A blog on gigs, music, art and London.

Wednesday, 31 March 2010

Céleste Boursier-Mougenot commission, The Curve, Barbican Centre

I went to The Curve gallery at the Barbican yesterday to see the much talked about current commission by French artist Céleste Boursier-Mougenot where tiny zebra finches "play" electric guitars, basses and cymbals. The accompanying notes explained how Boursier-Mougenot is interested in creating works inspired by the natural rhythms of daily life to produce an auditory, participatory experience.

The queue to enter on Tuesday evening wasn't too bad, I had seen some very long queues over previous weekends.

The installation begins in darkness, with black and white images of hands playing guitars projected on to the walls of The Curve. As you move towards the far end of The Curve the light increases and you get a first glimpse of the birds and instruments.
The birds fly freely around the gallery space, occasionally land and hop along a guitar or rest upon an upturned cymbal to take some food or water. Sometimes they perch on a wall edge or the sand below the instruments.

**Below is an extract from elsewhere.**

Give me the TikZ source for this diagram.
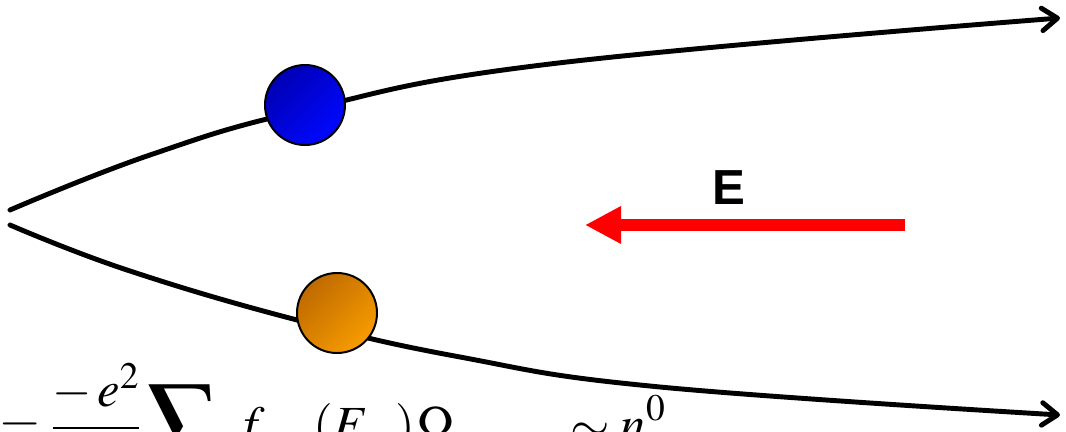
\documentclass[tikz,border=0pt]{standalone}
\usepackage{mathptmx}
\usepackage{fontspec}
\newfontfamily\labelfont{Liberation Sans}
\usepackage{tikz}
\usetikzlibrary{arrows.meta,positioning}
\definecolor{carrierBlueDark}{HTML}{0000B4}
\definecolor{carrierBlue}{HTML}{0008FF}
\definecolor{carrierOrangeDark}{HTML}{BE6A00}
\definecolor{carrierOrange}{HTML}{F89C00}
\definecolor{fieldColor}{HTML}{FF0000}
% subscripts that sit below the cut
\newcommand{\lowsub}[1]{_{\raisebox{-16pt}{$\scriptstyle #1$}}}

\begin{document}
\begin{tikzpicture}[
    x=0.025cm, y=-0.025cm,
    path/.style={line width=3.5pt, line cap=round, -{Straight Barb[length=11pt, width=16pt, round]}},
    carrier/.style={circle, draw=black, line width=1.4pt, minimum size=2cm, inner sep=0pt},
    field/.style={line width=8.5pt, draw=fieldColor, -{Triangle[length=25.6pt, width=25pt]}},
  ]
  \useasboundingbox (0,0) rectangle (1066,432);
  \clip (0,0) rectangle (1066,432);

  % Trajectories
  \draw[path] plot[smooth, tension=0.7] coordinates
    {(10,210) (150,155) (305,110) (550,64) (1060,18)};
  \draw[path] plot[smooth, tension=0.7] coordinates
    {(10,225) (127,270) (297,320) (460,357) (660,387) (1060,415)};

  % Carriers
  \node[carrier, top color=carrierBlueDark, bottom color=carrierBlue, shading angle=45] (blueball) at (305,105) {};
  \node[carrier, top color=carrierOrangeDark, bottom color=carrierOrange, shading angle=45] (orangeball) at (337,313) {};

  % Field
  \coordinate (fieldtail) at (905,225);
  \coordinate (fieldhead) at (585,225);
  \draw[field] (fieldtail) -- (fieldhead);
  \node[font=\labelfont\bfseries\fontsize{35}{40}\selectfont] (fieldlabel) at (729,188) {E};

  % Formula
  \node[anchor=base west, inner sep=0pt, font=\fontsize{36}{42}\selectfont] (formula) at (0,441)
    {$\displaystyle = \frac{-\,e^{2}}{\hbar}\kern4pt\vcenter{\hbox{\scalebox{1.4}{$\displaystyle\sum$}}}\kern12pt
      f\lowsub{\alpha}\kern19pt(E\lowsub{\alpha}\kern3pt)\kern1pt\Omega\lowsub{\alpha\alpha}\kern35pt\sim n^{0}$};

\end{tikzpicture}
\end{document}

As they bounce gently along the specially-tuned guitar strings the sounds are emitted from speakers around the gallery. Most of the guitar chords are fairly quiet and brief but occasionally a loud chord fires out, much to everyone's satisfaction.

I've never seen so many people simultaneously smiling at an art exhibition.

After I returned home I realised that the commission reminded me of a previous Curve installation by Rafael Lozano-Hemmer, (which i posted about here), where the movement of the visitor influenced the sounds that were generated. Another brilliant installation at The Curve, then. It seems that the space is ideally suited to such interactive installations.